Я бы здесь указал на блестящие работы Георгия Петровича и Софьи Густавовны Якобсон по арифметическим задачам. Подобно Галилею Георгий Петрович пытался на педагогическом материале создать эксперимент естественнонаучного типа. Таким образом, в первой линии были реализованы две основные установки (схемы): античная установка с соответствующим типом коммуникации и естественнонаучная установка с своим типом коммуникации и даже представлением об особой природе. В данном случае речь шла, конечно, не о первой природе, а о той природе, которая подразумевалась, когда говорили о мышлении, мыслительной деятельности, науке и прочем. Начиная с эпохи игр (ОДИ и проч.), можно говорить о второй линии развития, здесь ситуация, мне кажется, стала сложнее. С одной стороны, продолжалось развитие по первой линии, по той траектории, которая была задана. Но с другой стороны, в недрах методологического движения, стала складываться ситуация, более характерная для гуманитарного подхода. Требование выложить основания рассуждений, обозначить свою «рамку», а не только рамку предметника, диалог конечных методологических сознаний, что особенно четко проявилось в тот момент, когда столкнулись разные методологии проведения ОДИ (это прекрасно описано в статье С.В.Попова «Мышление в зоне риска»),-все это говорит о том, что начала формироваться другая ситуация. Теперь каждый крупный методолог, как носитель и выразитель некоторого голоса или конечного сознания, демонстрировал и отстаивал свою точку зрения, позицию, которая, по сути дела, не была четко осознана и не была оснащена методологически. Статус методологических знаний в рамках этой новой ситуации, мне кажется, принципиально не ясен. Соответственно не проработан понятийно тип существования для этих знаний. Для Бахтина, например, — это полифоническое мышление и диалог. А в методологии? В этом смысле я согласен с М.С.Хромченко, который говорит, что для методология эта ситуация напоминает криминальную: выступая как носитель образцов высокого рефлексивного мышления и претендуя на культуру мышления методологи сами запутались в трех соснах.

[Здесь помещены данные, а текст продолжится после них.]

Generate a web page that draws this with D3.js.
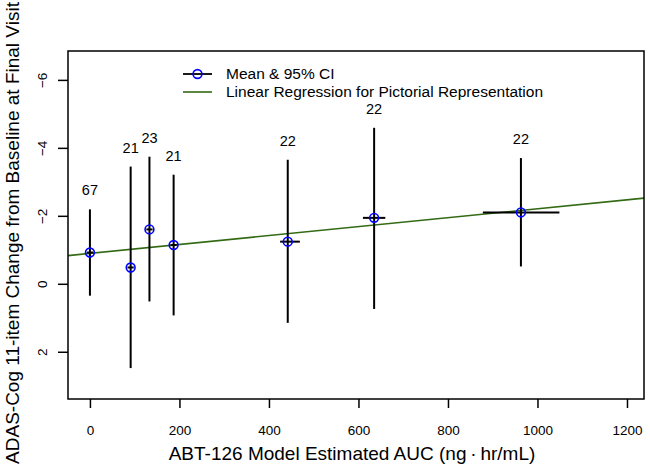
<!DOCTYPE html>
<html><head><meta charset="utf-8">
<script src="https://cdn.jsdelivr.net/npm/d3@7"></script>
<style>body{margin:0;background:#fff}svg{display:block}text{font-family:"Liberation Sans",Arial,sans-serif;fill:#000}</style>
</head><body><svg id="c" width="650" height="469"></svg>
<script>
// Data
const auc     = [0, 91, 133, 187, 442, 635, 963];
const aucLo   = [-7, 84, 126, 180, 425, 610, 878];
const aucHi   = [7, 98, 140, 194, 469, 660, 1049];
const meanChg = [-0.92, -0.48, -1.60, -1.14, -1.24, -1.94, -2.10];
const ciLo    = [-2.19, -3.45, -3.74, -3.21, -3.65, -4.59, -3.70];
const ciHi    = [0.35, 2.48, 0.52, 0.93, 1.15, 0.74, -0.51];
const nLabels = ["67", "21", "23", "21", "22", "22", "22"];
const regX    = [-49, 1238];
const regY    = [-0.83, -2.52];
const xTicks  = [0, 200, 400, 600, 800, 1000, 1200];
const yTicks  = [-6, -4, -2, 0, 2];
const legendLabels = ["Mean & 95% CI", "Linear Regression for Pictorial Representation"];

const svg = d3.select("#c");
const L = 68, R = 644, T = 51, B = 399;
const x = d3.scaleLinear().domain([-49, 1238]).range([L, R]);
const y = d3.scaleLinear().domain([-6.85, 3.39]).range([T, B]);

// regression line
svg.append("line")
  .attr("x1", x(regX[0])).attr("x2", x(regX[1]))
  .attr("y1", y(regY[0])).attr("y2", y(regY[1]))
  .attr("stroke", "#336a14").attr("stroke-width", 1.6);

const g = svg.append("g");
auc.forEach((v, i) => {
  g.append("line").attr("x1", x(v)).attr("x2", x(v)).attr("y1", y(ciLo[i])).attr("y2", y(ciHi[i]))
    .attr("stroke", "#000").attr("stroke-width", 2);
  g.append("line").attr("x1", x(aucLo[i])).attr("x2", x(aucHi[i])).attr("y1", y(meanChg[i])).attr("y2", y(meanChg[i]))
    .attr("stroke", "#000").attr("stroke-width", 2);
  g.append("circle").attr("cx", x(v)).attr("cy", y(meanChg[i])).attr("r", 4.4)
    .attr("fill", "none").attr("stroke", "#0000ff").attr("stroke-width", 1.6);
  g.append("text").attr("x", x(v)).attr("y", y(ciLo[i]) - 14)
    .attr("text-anchor", "middle").attr("font-size", 14.5).text(nLabels[i]);
});

// box
svg.append("rect").attr("x", L).attr("y", T).attr("width", R - L).attr("height", B - T)
  .attr("fill", "none").attr("stroke", "#000").attr("stroke-width", 1.5);

// x axis
const xa = svg.append("g").attr("transform", `translate(0,${B})`)
  .call(d3.axisBottom(x).tickValues(xTicks).tickSize(9).tickPadding(17).tickFormat(d3.format("d")));
xa.select(".domain").remove();
xa.selectAll("line").attr("stroke-width", 1.5);
xa.selectAll("text").attr("font-size", 13.5).attr("font-family", '"Liberation Sans",Arial,sans-serif');

// y axis
const ya = svg.append("g").attr("transform", `translate(${L},0)`)
  .call(d3.axisLeft(y).tickValues(yTicks).tickSize(10).tickFormat(d3.format("d")));
ya.select(".domain").remove();
ya.selectAll("line").attr("stroke-width", 1.5);
ya.selectAll("text").remove();
ya.selectAll(".tick").append("text")
  .attr("transform", "translate(-26,0) rotate(-90)")
  .attr("text-anchor", "middle").attr("dy", "0.35em")
  .attr("font-size", 13.5).attr("fill", "#000")
  .text(d => d3.format("d")(d));

// titles
svg.append("text").attr("x", 352).attr("y", 460).attr("text-anchor", "middle")
  .attr("font-size", 19).text("ABT-126 Model Estimated AUC (ng\u2009\u00b7\u2009hr/mL)");
svg.append("text").attr("transform", `translate(19,${(T + B) / 2 + 8}) rotate(-90)`)
  .attr("text-anchor", "middle").attr("font-size", 19)
  .text("ADAS-Cog 11-item Change from Baseline at Final Visit");

// legend
const lg = svg.append("g");
const ly = [74, 92];
lg.append("line").attr("x1", 183).attr("x2", 212).attr("y1", ly[0]).attr("y2", ly[0]).attr("stroke", "#000").attr("stroke-width", 1.8);
lg.append("circle").attr("cx", 197.5).attr("cy", ly[0]).attr("r", 4.4).attr("fill", "none").attr("stroke", "#0000ff").attr("stroke-width", 1.6);
lg.append("line").attr("x1", 183).attr("x2", 212).attr("y1", ly[1]).attr("y2", ly[1]).attr("stroke", "#336a14").attr("stroke-width", 1.6);
legendLabels.forEach((t, i) => {
  lg.append("text").attr("x", 226).attr("y", ly[i]).attr("dy", "0.35em").attr("font-size", 15.5).text(t);
});
</script></body></html>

Не так давно я наблюдал ситуацию, как она разворачивалась на семинаре у Л.Карнозовой, когда даже умудренные опытом методологи не могли сделать ни одного шага после первого предложения, так как все остальные участники семинара делали вид, что абсолютно ничего не понимают, или были абсолютно не согласны с докладчиком. Подобная ситуация, характерная для гуманитарного типа коммуникации, требует своего осмысления и преодоления. Если методология не сможет ее разрешить, то она просто распадется на отдельные области знаний и отдельные группы методологизирующих исследователей и игротехников. Еще одна проблема в связи с этим.

Как мыслить социальную инженерию? Я уже отмечал, что естественнонаучный подход предполагает выход на инженерию. И даже Георгий Петрович и Софья Густавовна пытались развернуть соответствующий эксперимент. Но возможна ли социальная инженерия и в каком смысле она возможна? С.В.Попов считает, что возможна. Я думаю, что нет, что речь идет о более сложной социальной технологии, где социально-инженерные процедуры включаются лишь как элемент. Но если это так, то каков тогда статус методологических знаний? Итак, мы имеем дело с ситуацией, когда сталкиваются отдельные голоса и подходы, когда нет правил игры, когда невозможно реализовать традиционный идеал социальной инженерии, не ясен статус методологического знания. И последнее. В общем-то стоит проблема более четкого конституи-рования таких вещей, как изучение, исследование в рамках методологии. В этом смысле можно говорить о методологической науке, методологической логике, что предполагает построение, действительно, некоторой логики. В этом смысле можно говорить о таких дисциплинах как «методологика», построении методологической онтологии, может быть, также — методологической метафизики, методологического проектирования и, наконец, о методологии как открытой системе, как точке роста мышления, как культуре мышления. Но может быть, всего этого делать и не стоит, чтобы не провоцировать методологическое мышление на дисциплинарную организацию и натурализм? Я заканчиваю тем, что фиксирую собственную рамку этого сообщения. Это был культурно-семиотический вариант методологии в гуманитарной ориентации.